Marriage is love.

Thursday, April 06, 2006

Brokeback Lost and Found

On the Brokeback Mountain website, there's a place for people to write their own stories...

I may be one of the few queers in America who hasn't seen Brokeback Mountain. I sense that it will take much courage and time to process and haven't had the luxury of time for that lately, especially as I've been dealing with the resurfacing in my life of the woman I lost at twenty-one to family prejudice, her internalized religious bigotry, and my fears of destroying the relationship by letting it grow where it should have -- fears born from having previous ones fall apart as soon as the other person crossed that line to sexual expression and scared herself enough to need to run far and fast away from that part of herself -- only to have the non-blooming-non-growth stymie my relationship with my girlfriend all by itself until she ran into the arms of the first man who offered.

I remember my mother calling me a liar when my father spilled the beans my stepmother had broken my confidence about, saying, "R. would never do a thing like THAT!" -- "That" said with all the disgusted vehemence of a slap across the face -- "That" being the look in R's eyes I saw when I awoke to find her kneeling by my bed watching me sleep, wanting desperately to wake me and make love with me but too afraid of herself, her mother's already profoundly expressed disapproval, her fear of eternal damnation -- "That" being my very being -- me wrapped definitionally in a sense of love and being orchid-fragile and years from being able to stand tall and take for myself from myself.

I remember flying back to town for R's wedding just a few months after that confrontation that ended with me leaving home for good -- going to a shower, spending precious moments with her after the clueless gaggle of girls had left...She showed me the dress she and her mother had finished just the night before and we talked about her plans and I tried so hard to be happy for her. The next day, though, I sat next to my mother in the church with tears silently escaping down my cheeks, mother all stone cold disapproval, fully sure that everyone there could read my mind and were staring not at the bride but at her -- she feeling enough misappropriated embarrassment and shame that she broke her icy patrician facade with a whispered scolding that actually did draw the puzzled attention of a few.

I took the groom aside at the reception and promised him in graphic terms that, if he ever hurt her, he'd have to answer to me. R, believing that I would be the one hurt instead, never told me that he was physically and emotionally abusive, beginning within hours of their wedding with a pronouncement that she was to stop the music and dance performing that was so central to her soul.

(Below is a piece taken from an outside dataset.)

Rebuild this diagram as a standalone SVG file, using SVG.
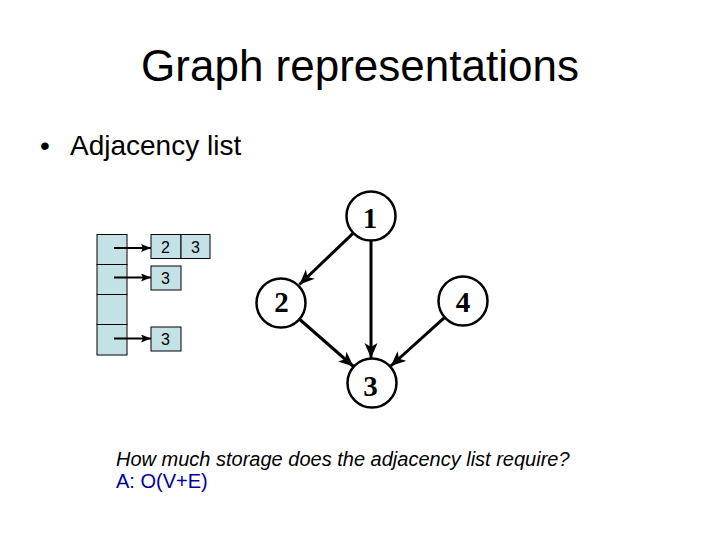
<svg xmlns="http://www.w3.org/2000/svg" width="720" height="540" viewBox="0 0 720 540">
<style>
.sans{font-family:"Liberation Sans",Arial,sans-serif;}
.cell{fill:#c4e1e5;stroke:#000;stroke-width:1;}
.lbl{font-family:"Liberation Sans",Arial,sans-serif;font-size:16px;text-anchor:middle;fill:#000;}
.node circle{fill:#fff;stroke:#000;stroke-width:2.5;}
.node text{font-family:"Liberation Serif","Times New Roman",serif;font-weight:bold;font-size:29px;text-anchor:middle;fill:#000;}
.edge{stroke:#000;stroke-width:3;fill:none;marker-end:url(#ah);}
.ptr{stroke:#000;stroke-width:2;fill:none;marker-end:url(#ahs);}
</style>
<defs>
<marker id="ah" markerUnits="userSpaceOnUse" markerWidth="16" markerHeight="14" refX="15" refY="6.5" orient="auto" viewBox="0 0 16 13">
<path d="M0,0 L15,6.5 L0,13 L4,6.5 z" fill="#000"/>
</marker>
<marker id="ahs" markerUnits="userSpaceOnUse" markerWidth="10" markerHeight="8" refX="10" refY="4" orient="auto" viewBox="0 0 10 8">
<path d="M0,0 L10,4 L0,8 L2,4 z" fill="#000"/>
</marker>
</defs>
<rect width="720" height="540" fill="#fff"/>
<text class="sans" x="360" y="81" font-size="44" text-anchor="middle">Graph representations</text>
<text class="sans" x="40" y="155" font-size="28">•</text>
<text class="sans" x="70" y="155" font-size="28">Adjacency list</text>

<g id="array">
<rect class="cell" x="97" y="234.5" width="30" height="30"/>
<rect class="cell" x="97" y="264.5" width="30" height="30"/>
<rect class="cell" x="97" y="294.5" width="30" height="30"/>
<rect class="cell" x="97" y="324.5" width="30" height="30.5"/>
</g>
<g id="list1">
<rect class="cell" x="151" y="234.5" width="30" height="24"/>
<rect class="cell" x="181" y="234.5" width="29" height="24"/>
<text class="lbl" x="165.5" y="253">2</text>
<text class="lbl" x="195.5" y="253">3</text>
</g>
<g id="list2">
<rect class="cell" x="151" y="266" width="30" height="24"/>
<text class="lbl" x="165.5" y="284">3</text>
</g>
<g id="list4">
<rect class="cell" x="151" y="327" width="30" height="24"/>
<text class="lbl" x="165.5" y="345">3</text>
</g>

<g id="connectors">
<line class="ptr" x1="114" y1="248" x2="151" y2="248"/>
<line class="ptr" x1="114" y1="277.5" x2="151" y2="277.5"/>
<line class="ptr" x1="114" y1="338.5" x2="151" y2="338.5"/>
<line class="edge" x1="353" y1="233.4" x2="299.5" y2="284.5"/>
<line class="edge" x1="371" y1="241" x2="371" y2="358"/>
<line class="edge" x1="299.8" y1="319.5" x2="353.5" y2="366.5"/>
<line class="edge" x1="444.4" y1="317.7" x2="390.8" y2="366"/>
</g>

<g id="n1" class="node"><circle cx="371" cy="216" r="24.5"/><text x="370" y="228">1</text></g>
<g id="n2" class="node"><circle cx="281" cy="303" r="24.5"/><text x="281.5" y="312">2</text></g>
<g id="n4" class="node"><circle cx="463" cy="301" r="24.5"/><text x="463" y="312">4</text></g>
<g id="n3" class="node"><circle cx="372" cy="383" r="24.5"/><text x="370.5" y="396">3</text></g>

<text class="sans" x="116" y="466" font-size="20" font-style="italic">How much storage does the adjacency list require?</text>
<text class="sans" x="116" y="488" font-size="20" fill="#000099">A: O(V+E)</text>
</svg>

She cut off communication very quickly because she knew that, if she didn't, I'd know and would act and that the chances of tragedy were too high for her to let that happen. She rapidly lost herself in the recurrent spiraling cycles of abuse and only after all but the youngest of their four children were on their own did she finally manage to leave him.

As I'd changed my name, having dropped my stepfather's last name she'd known me by and reclaimed my old family names I'd originally been given from my mother's maiden names instead, it took her some years to find me after she took her first tiny steps into freedom, finally finding me through Julien's List. Only then did she say that she knew even before her marriage -- the first time they ever had sex -- that she realized that being with him felt like rape both because she was suddenly aware she was never going to not be a lesbian and because he was an abuser to his core. She knew she shouldn't marry him but, given what her church had taught her, she could see no way out.

She is still very damaged -- just a tiny bit of the vibrant pixie I knew remains -- and it breaks my heart. But she's fighting hard to get her self back. I sense that she's come quite some way and that there's hope for her but I can't help but weep for the unnecessary pain and loss of the intervening years and for the hard road she has yet to travel just to get back to where we parted so many decades ago.

She obviously had hopes that she could come back to me and take up where we left off. My wife of over two decades, Phyllis, is a generous person who trusts in the depth of our love and commitment enough to never keep me from enfolding R in a healing embrace -- no matter what its depth or scope -- but the urgency of R's initial hunger for that faded some with her understanding that, where her growth was stymied, mine was not and that, while I am still myself, I've lived in such a way that that old me she wanted to be held by is just a small part of who I am now and that we would not be a good fit anymore. She obviously doesn't know what to do with that and I'm left just being kind and gently solicitous when I remember to be and overwhelming when I don't and she sends me e-mailed slightly revealing humor the way she used to bake me lemon poppyseed bread.